The outgoing Tory leader spent a large portion of his appearance in front of media calling on the RCMP to “enforce the law.”
Pressed repeatedly to explain what specific actions he meant by that, Scheer would not elaborate.
“The RCMP act is clear: the minister of public safety has the ultimate authority over Canada’s national police force, and has the power to direct the RCMP to enforce the law,” he said.
“Pick up the phone, call (Public Safety) Minister (Bill) Blair, and tell him to put an end to this situation," he said, aiming his remarks at Prime Minister Justin Trudeau.

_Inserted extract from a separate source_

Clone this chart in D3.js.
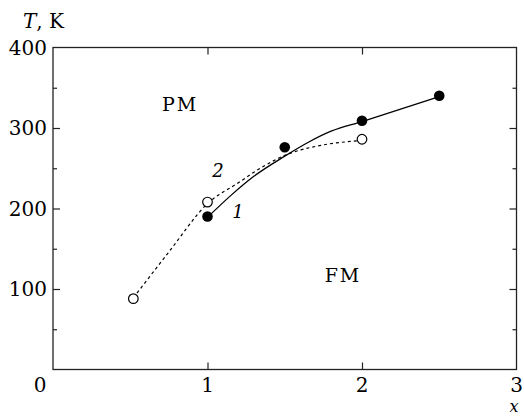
<!DOCTYPE html>
<html><head><meta charset="utf-8">
<script src="https://cdn.jsdelivr.net/npm/d3@7"></script>
<style>body{margin:0;background:#fff}svg{display:block}</style>
</head><body>
<script>
// data
const xTicks = [0, 1, 2, 3];
const yTicks = [100, 200, 300, 400];
const series1Points = [[1.0, 190], [1.5, 276], [2.0, 309], [2.5, 340]];
const series2Points = [[0.52, 88], [1.0, 208], [2.0, 286]];
const curve1 = [[1.0, 189], [1.15, 216], [1.3, 240], [1.5, 265], [1.65, 282], [1.8, 296], [2.0, 308], [2.5, 339]];
const curve2 = [[0.52, 89], [0.75, 146], [1.0, 206], [1.2, 232], [1.35, 251], [1.5, 266], [1.75, 279], [1.97, 284]];

const FONT = "'DejaVu Serif', serif";
const W = 524, H = 416;
const svg = d3.select("body").append("svg").attr("width", W).attr("height", H)
  .attr("font-family", FONT);
const x = d3.scaleLinear().domain([0, 3]).range([53, 516.5]);
const y = d3.scaleLinear().domain([0, 400]).range([369.5, 47.5]);

const g = svg.append("g");
g.append("rect").attr("x", x(0)).attr("y", y(400)).attr("width", x(3) - x(0)).attr("height", y(0) - y(400))
  .attr("fill", "none").attr("stroke", "#222").attr("stroke-width", 1.3);

const yAll = d3.range(50, 400, 50);
const mk = (axis) => axis.tickFormat("").tickSizeOuter(0);
g.append("g").attr("transform", `translate(${x(0)},0)`).call(mk(d3.axisRight(y).tickValues(yAll.filter(v => v % 100 === 0)).tickSize(7)));
g.append("g").attr("transform", `translate(${x(0)},0)`).call(mk(d3.axisRight(y).tickValues(yAll.filter(v => v % 100 !== 0)).tickSize(4)));
g.append("g").attr("transform", `translate(${x(3)},0)`).call(mk(d3.axisLeft(y).tickValues(yAll.filter(v => v % 100 === 0)).tickSize(7)));
g.append("g").attr("transform", `translate(${x(3)},0)`).call(mk(d3.axisLeft(y).tickValues(yAll.filter(v => v % 100 !== 0)).tickSize(4)));
g.append("g").attr("transform", `translate(0,${y(0)})`).call(mk(d3.axisTop(x).tickValues([1, 2]).tickSize(7)));
g.append("g").attr("transform", `translate(0,${y(400)})`).call(mk(d3.axisBottom(x).tickValues([1, 2]).tickSize(7)));
g.selectAll(".domain").remove();
g.selectAll(".tick line").attr("stroke", "#222").attr("stroke-width", 1.2);

const T = (sel) => sel.attr("font-family", FONT).attr("fill", "#000");

svg.selectAll(".ylab").data(yTicks).enter().append("text").call(T)
  .attr("x", 47).attr("y", d => y(d) + 7.2).attr("text-anchor", "end").attr("font-size", 20).text(d => d);
svg.selectAll(".xlab").data(xTicks).enter().append("text").call(T)
  .attr("x", d => d === 0 ? 40 : x(d)).attr("y", 392).attr("text-anchor", "middle").attr("font-size", 20).text(d => d);

const tt = svg.append("text").call(T).attr("x", 23).attr("y", 28).attr("font-size", 20);
tt.append("tspan").attr("font-style", "italic").text("T");
tt.append("tspan").text(", K");
svg.append("text").call(T).attr("x", 514).attr("y", 412).attr("text-anchor", "middle").attr("font-size", 16).attr("font-style", "italic").text("x");

svg.append("text").call(T).attr("x", 180).attr("y", 111).attr("text-anchor", "middle").attr("font-size", 19).attr("letter-spacing", 2).text("PM");
svg.append("text").call(T).attr("x", 343).attr("y", 282).attr("text-anchor", "middle").attr("font-size", 19).attr("letter-spacing", 2).text("FM");

svg.append("text").call(T).attr("x", 218).attr("y", 177).attr("text-anchor", "middle").attr("font-size", 18).attr("font-style", "italic").text("2");
svg.append("text").call(T).attr("x", 238).attr("y", 218).attr("text-anchor", "middle").attr("font-size", 18).attr("font-style", "italic").text("1");

const line = d3.line().x(d => x(d[0])).y(d => y(d[1])).curve(d3.curveMonotoneX);
svg.append("path").attr("d", line(curve2)).attr("fill", "none").attr("stroke", "#000").attr("stroke-width", 1.2).attr("stroke-dasharray", "3,3");
svg.append("path").attr("d", line(curve1)).attr("fill", "none").attr("stroke", "#000").attr("stroke-width", 1.3);

svg.selectAll(".p1").data(series1Points).enter().append("circle")
  .attr("cx", d => x(d[0])).attr("cy", d => y(d[1])).attr("r", 5.3).attr("fill", "#000");
svg.selectAll(".p2").data(series2Points).enter().append("circle")
  .attr("cx", d => x(d[0])).attr("cy", d => y(d[1])).attr("r", 4.8).attr("fill", "#fff").attr("stroke", "#000").attr("stroke-width", 1.2);
</script>
</body></html>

Asked if he meant the RCMP should breach areas where it does not have jurisdiction, Scheer said he didn’t mean that.
“I’m calling on the prime minister to act as prime minister, to make sure that he uses all the tools in his toolkit to enforce the law. Where it’s RCMP jurisdiction, they should intervene,” he said.
“Law enforcement should enforce the law.”
Editor's note: This story was updated on Feb. 14, 2020 at 6:01 p.m. Eastern to include a statement from Mohawk representatives.